The Industrial Revolution catalyzed the first major leap in bearing technology. 

In 1734, British watchmaker John Harrison used what may have been the earliest modern rolling bearing in his H3 marine clock. 

This innovation increased timekeeping accuracy by more than tenfold.

In 1794, Welsh engineer Philip Vaughan patented the first ball bearing. 

His design, for carriage axles, used cast iron balls and bronze rails, increasing carriage load capacity by 30% and extending maintenance intervals fivefold.

In 1853, German engineer Friedrich Fischer invented the ball mill, enabling the first precise mass production of steel balls. 

This breakthrough reduced the cost of ball bearings by 90% and paved the way for large-scale industrial applications. 

By 1883, Fischer's company was producing 12,000 steel balls per day with an accuracy of 0.01mm.

In 1898, Swedish engineer Sven Wingquist, dissatisfied with the performance of existing bearings while working in a textile mill, invented the self-aligning ball bearing and founded SKF. 

This type of bearing can automatically compensate for shaft misalignment, reducing the failure rate of textile machinery by 70%, marking the fundamental maturity of modern bearing technology.

20th Century Breakthroughs: Revolutions in Materials and Design (1900-1990)

In the early 20th century, the use of alloy steels significantly increased bearing life. 

In 1917, the American company Timken introduced tapered roller bearings made of chromium steel, extending the bearing life of railway freight cars from 30,000 kilometers to 500,000 kilometers, revolutionizing the economics of rail transportation.

During World War II, ceramic bearings developed by the German company FAG were used in tanks and aircraft, offering high-temperature resistance 200°C higher than steel bearings. 

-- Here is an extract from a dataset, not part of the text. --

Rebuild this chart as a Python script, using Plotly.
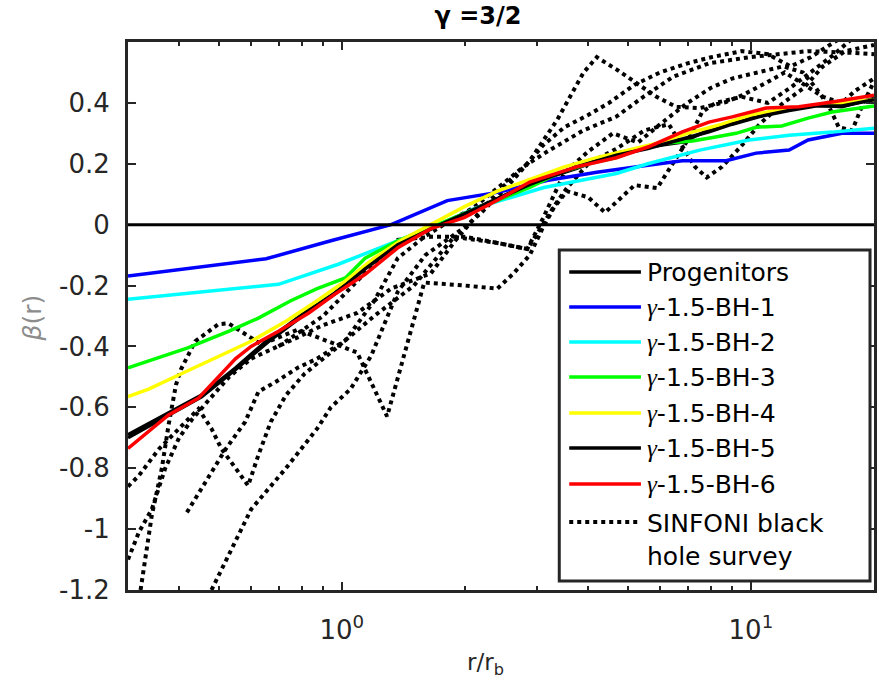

During the same period, NASA developed solid-lubricant bearings for rocket engines that could operate in vacuum and extreme temperatures, laying the foundation for the space age.

In the 1960s, Japan's NSK invented "wave cage" technology, which increased the maximum speed of bearings by 35%, driving the development of equipment such as precision machine tools and dental drills. 

In 1972, Sweden's SKF launched the "sensor bearing," the first bearing to integrate vibration monitoring into a bearing, pioneering condition monitoring.

In the 1980s, the application of hybrid ceramic bearings (steel rings with silicon nitride balls) in CNC machine tool spindles advanced machining accuracy into the submicron era. 

Seiko's "ultra-long-life bearings," developed in Japan, utilize a special heat treatment process to achieve a theoretical lifespan of 1 million hours, equivalent to 114 years of continuous operation!